Pourtant, la série n’est à mon sens pas tout à fait aboutie et présente un certain nombre de limites criantes. Tout d’abord les extraits des compétitions ne sont pas si nombreux. On sent que les droits à l’image coûtaient chers et seuls quelques passages apparaissent dans les épisodes. Ces extraits font cependant le spectacle, et constituent souvent les meilleurs moments des épisodes.
On regrettera par ailleurs une certaine disparité entre blocs et voies. Dans le combiné olympique, bloc et difficulté (=voie) ont le même poids. Ici pourtant, la majeure partie des épisodes se concentre sur les épreuves de blocs, et on aurait aimé voir un peu plus de grimpe en voies.
La série prend le parti de suivre un petit nombre d’athlètes dans leur quête du ticket olympique. Certains pourront regretter de ne pas voir figurer à l’affiche quelques favoris, comme Sorato Anraku ou Adam Ondra. Cela ne m’a pour ma part pas dérangé : les athlètes choisis pour figurer dans la série ont des parcours suffisamment variés et tous de belles chances de qualification. On retrouve par exemple chez les femmes la slovène et ultra-favorite Janja Garnbret (désormais double championne olympique), la grimpeuse ukrainienne Ievgeniia Kazbekova, notre française Orianne Bertone ; et chez les hommes le jeune (et nouveau champion olympique) Toby Roberts ou encore le tricolore Mejdi Schalck. Bien que certains dialogues sonnent parfois faux et soit très écrits, c’est un vrai plaisir de retrouver ces athlètes lors d’entretiens, d’entrainements ou de moments hors des compétitions.

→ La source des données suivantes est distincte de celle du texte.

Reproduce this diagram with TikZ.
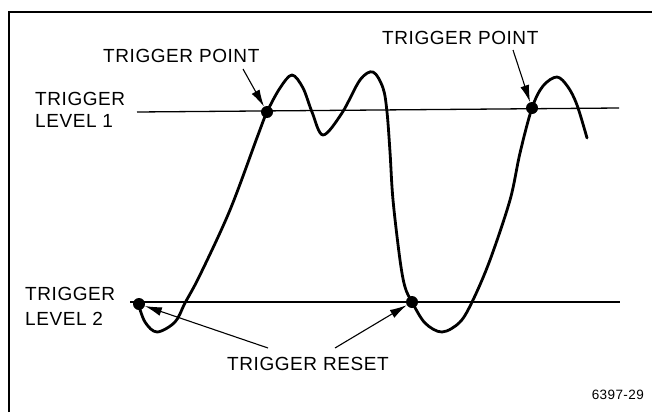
\documentclass[tikz,border=0pt]{standalone}
\usepackage{fontspec}
\setmainfont{Liberation Sans}[LetterSpace=3]
\usetikzlibrary{arrows.meta}
\begin{document}
\begin{tikzpicture}[x=1pt,y=-1pt,
  lbl/.style={inner sep=0pt,font=\fontsize{19}{22}\selectfont},
  wave/.style={line width=2.8pt,line cap=round,line join=round},
  level/.style={line width=1.3pt},
  ptr/.style={line width=1.1pt,-{Latex[length=17pt,width=9pt]},shorten >=0pt},
  dot/.style={circle,fill=black,inner sep=0pt,minimum size=12pt}]
\useasboundingbox (0,0) rectangle (652,412);
% frame
\draw[line width=2.4pt] (9,412) -- (9,12) -- (652,12);
% trigger levels
\coordinate (l1a) at (137,112); \coordinate (l1b) at (619,108);
\coordinate (l2a) at (130,302); \coordinate (l2b) at (620,302);
\draw[level] (l1a) -- (l1b);
\draw[level] (l2a) -- (l2b);
% waveform
\draw[wave] plot[smooth,tension=0.55] coordinates {
(138,303) (145,322) (157,332) (175,322) (185,303) (200,275) (230,210)
(258,135) (267,112) (280,88) (292,75) (303,88) (312,112) (323,135)
(342,113) (360,80) (373,72) (383,88) (387,112) (390,152) (393,200)
(400,260) (405,287) (412,302) (425,323) (442,332) (460,322) (473,300)
(490,260) (510,200) (520,153) (532,108) (543,86) (557,77) (568,87)
(577,105) (587,138)};
% dots
\node[dot] (d1) at (267,112) {};
\node[dot] (d2) at (532,108) {};
\node[dot] (d3) at (139,304) {};
\node[dot] (d4) at (412,302) {};
% labels
\node[lbl,anchor=base west] (tp1) at (103,63) {TRIGGER POINT};
\node[lbl,anchor=base west] (tp2) at (382,45) {TRIGGER POINT};
\node[lbl,anchor=north west,align=left,font=\fontsize{19}{22}\selectfont] (lev1) at (35,92) {TRIGGER\\LEVEL 1};
\node[lbl,anchor=north west,align=left,font=\fontsize{19}{25}\selectfont] (lev2) at (25,287) {TRIGGER\\LEVEL 2};
\node[lbl,anchor=base west] (reset) at (227,370) {TRIGGER RESET};
\node[inner sep=0pt,anchor=base east,font=\fontsize{13.5}{16}\selectfont] (fig) at (644,399) {6397-29};
% pointers
\coordinate (a1) at (243,69);
\coordinate (a2) at (513,50);
\coordinate (a3) at (268,348);
\coordinate (a4) at (335,348);
\draw[ptr] (a1) -- (d1);
\draw[ptr] (a2) -- (d2);
\draw[ptr] (a3) -- (d3);
\draw[ptr] (a4) -- (d4);
\end{tikzpicture}
\end{document}
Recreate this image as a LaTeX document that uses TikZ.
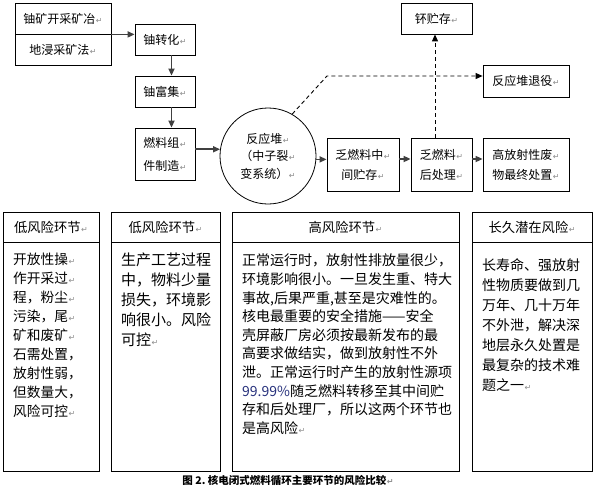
\documentclass[tikz,border=0pt]{standalone}
\usepackage{fontspec}
\setmainfont{Noto Sans CJK SC}
\newfontfamily\markfont{DejaVu Sans}
\usepackage{tikz}
\usetikzlibrary{positioning,arrows.meta,calc}
\definecolor{cLine}{RGB}{64,64,64}
\definecolor{cMark}{RGB}{140,140,140}
\definecolor{cNum}{RGB}{40,50,125}
\newcommand{\retmk}{{\kern0.5pt\markfont\fontsize{8}{8}\selectfont\textcolor{cMark}{↵}}}

\begin{document}
\begin{tikzpicture}[x=1pt,y=-1pt,
  box/.style={draw,line width=0.8pt,inner sep=0pt,align=center,font=\fontsize{12}{20}\selectfont},
  panel/.style={draw,line width=0.8pt,inner sep=0pt,align=center},
  bodytxt/.style={anchor=north west,inner sep=0pt,align=left},
  arr/.style={cLine,line width=1.6pt,-{Triangle[length=7pt,width=6pt]}},
  darr/.style={black,line width=0.9pt,dash pattern=on 4pt off 3pt,-{Triangle[length=7pt,width=6pt]}}]
 \useasboundingbox[fill=white] (0,0) rectangle (596,493);
 % ---- front end ----
 \node[box,minimum width=96pt,minimum height=31pt] (mineA) at (63,18.5) {铀矿开采矿冶\retmk};
 \node[box,minimum width=96pt,minimum height=31pt,below=0pt of mineA] (mineB) {地浸采矿法\retmk};
 \node[box,minimum width=60pt,minimum height=31pt] (conv) at (165,39.5) {铀转化\retmk};
 \node[box,minimum width=60pt,minimum height=31pt] (enrich) at (165,91.5) {铀富集\retmk};
 \node[box,minimum width=60pt,minimum height=52pt,font=\fontsize{12}{23}\selectfont] (fab) at (165,154) {燃料组\retmk\\件制造\retmk};
 \node[draw,circle,line width=0.8pt,minimum size=96pt,inner sep=0pt,align=center,
       font=\fontsize{12}{17.5}\selectfont] (reactor) at (268,156) {反应堆\retmk\\（中子裂\retmk\\变系统）\retmk};
 % ---- back end ----
 \node[box,minimum width=72pt,minimum height=53pt] (interim) at (363,164.5) {乏燃料中\retmk\\间贮存\retmk};
 \node[box,minimum width=61pt,minimum height=53pt] (reproc) at (441.5,164.5) {乏燃料\retmk\\后处理\retmk};
 \node[box,minimum width=86pt,minimum height=53pt] (waste) at (526,164.5) {高放射性废\retmk\\物最终处置\retmk};
 \node[box,minimum width=71pt,minimum height=31pt] (pu) at (436.5,18.5) {钚贮存\retmk};
 \node[box,minimum width=86pt,minimum height=32pt] (decom) at (526,81) {反应堆退役\retmk};
 \coordinate (bend) at (327,76);
 % connectors
 \draw[arr] (mineA.south east) -- (mineA.south east -| conv.west);
 \draw[arr] ([xshift=6.5pt]conv.south) -- ([xshift=6.5pt]enrich.north);
 \draw[arr] ([xshift=6.5pt]enrich.south) -- ([xshift=6.5pt]fab.north);
 \draw[arr] (fab.east |- reactor.172) -- (reactor.172);
 \draw[arr] (reactor.-4) -- (reactor.-4 -| interim.west);
 \draw[arr] ([yshift=5.5pt]interim.east) -- ([yshift=5.5pt]reproc.west);
 \draw[arr] ([yshift=5.5pt]reproc.east) -- ([yshift=5.5pt]waste.west);
 \draw[darr] ([xshift=-6.5pt]reproc.north) -- ([xshift=-6.5pt]reproc.north |- pu.south);
 \draw[darr] (reactor.60) -- (bend) -- (bend -| decom.west);
 % ---- risk panels ----
 \node[panel,minimum width=96pt,minimum height=30pt,font=\fontsize{13.3}{16}\selectfont] (hdA) at (51,227) {低风险环节\retmk};
 \node[panel,minimum width=96pt,minimum height=229pt,below=0pt of hdA] (bdA) {};
 \node[panel,minimum width=109pt,minimum height=30pt,font=\fontsize{13.3}{16}\selectfont] (hdB) at (165.5,227) {低风险环节\retmk};
 \node[panel,minimum width=109pt,minimum height=229pt,below=0pt of hdB] (bdB) {};
 \node[panel,minimum width=227pt,minimum height=30pt,font=\fontsize{13.3}{16}\selectfont] (hdC) at (345.5,227) {高风险环节\retmk};
 \node[panel,minimum width=227pt,minimum height=229pt,below=0pt of hdC] (bdC) {};
 \node[panel,minimum width=120pt,minimum height=30pt,font=\fontsize{13.3}{16}\selectfont] (hdD) at (532,227) {长久潜在风险\retmk};
 \node[panel,minimum width=120pt,minimum height=229pt,below=0pt of hdD] (bdD) {};
 % panel texts
 \node[bodytxt,font=\fontsize{13.7}{19}\selectfont] (txA) at (13,253)
   {开放性操\retmk\\作开采过\retmk\\程，粉尘\retmk\\污染，尾\retmk\\矿和废矿\retmk\\石需处置，\\放射性弱，\\但数量大，\\风险可控\retmk};
 \node[bodytxt,font=\fontsize{15}{20}\selectfont] (txB) at (121,252.5)
   {生产工艺过程\\中，物料少量\\损失，环境影\\响很小。风险\\可控\retmk};
 \node[bodytxt,font=\fontsize{14}{18.6}\selectfont] (txC) at (242,254)
   {正常运行时，放射性排放量很少，\\环境影响很小。一旦发生重、特大\\事故,后果严重,甚至是灾难性的。\\核电最重要的安全措施——安全\\壳屏蔽厂房必须按最新发布的最\\高要求做结实，做到放射性不外\\泄。正常运行时产生的放射性源项\\{\color{cNum}99.99\%}随乏燃料转移至其中间贮\\存和后处理厂，所以这两个环节也\\是高风险\retmk};
 \node[bodytxt,font=\fontsize{14}{20}\selectfont] (txD) at (482,258)
   {长寿命、强放射\\性物质要做到几\\万年、几十万年\\不外泄，解决深\\地层永久处置是\\最复杂的技术难\\题之一\retmk};
 % caption
 \node[inner sep=0pt,font=\bfseries\fontsize{10.5}{12}\selectfont] (cap) at (288,481) {图 2.\ 核电闭式燃料循环主要环节的风险比较\retmk};
\end{tikzpicture}
\end{document}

Pour une série sur les dessous des compétitions, on regrettera également que les épisodes ne donnent pas la parole à certains rôles clés, comme les juges ou les ouvreurs (ceux qui créent les passages pour les athlètes). Leur rôle est pourtant fondamental car leurs choix d’ouvertures ont un impact majeur sur les performances des athlètes. Lors des JO de Paris par exemple, l’une des favorites au podium, la japonaise Ai Mori, a dû se contenter de la médaille en chocolat après un tour de bloc très moyen : du haut de ses 1m50, de nombreux passages nécessitaient une grande envergure. On l’a même vu échouer tristement à atteindre une prise de départ trop haute pour elle, là où toutes ses concurrentes, plus grandes, n’éprouvaient pas de difficultés particulières.
Enfin et surtout, l’une des grandes limites de cette série est de ne présenter qu’une moitié des occasions qualificatives aux JO. Après Berne, les deux derniers épisodes présentent les tournois de qualification continentaux pour l’Europe, l’Asie et l’Océanie. Quid des tournois américain et africain ? Un épisode sur ces deux tournois aurait été appréciable. De même, la dernière échéance qualificative, les OQS (Olympic Qualifiers Series) de Shangaï et Budapest, qui distribuaient les 10 derniers tickets hommes et femmes pour Paris 2024 auraient également mérité un ou deux épisodes.
Bref, bien qu’il soit toujours agréable de voir des séquences de grimpe et d’être au plus près d’athlètes olympiens, The Crux apparaît au final comme une série documentaire pas tout à fait aboutie et qui aurait mérité un développement plus conséquent.
Pour ceux que cela intéresse, les 4 épisodes sont disponibles gratuitement sur la chaîne Youtube de National Geographic.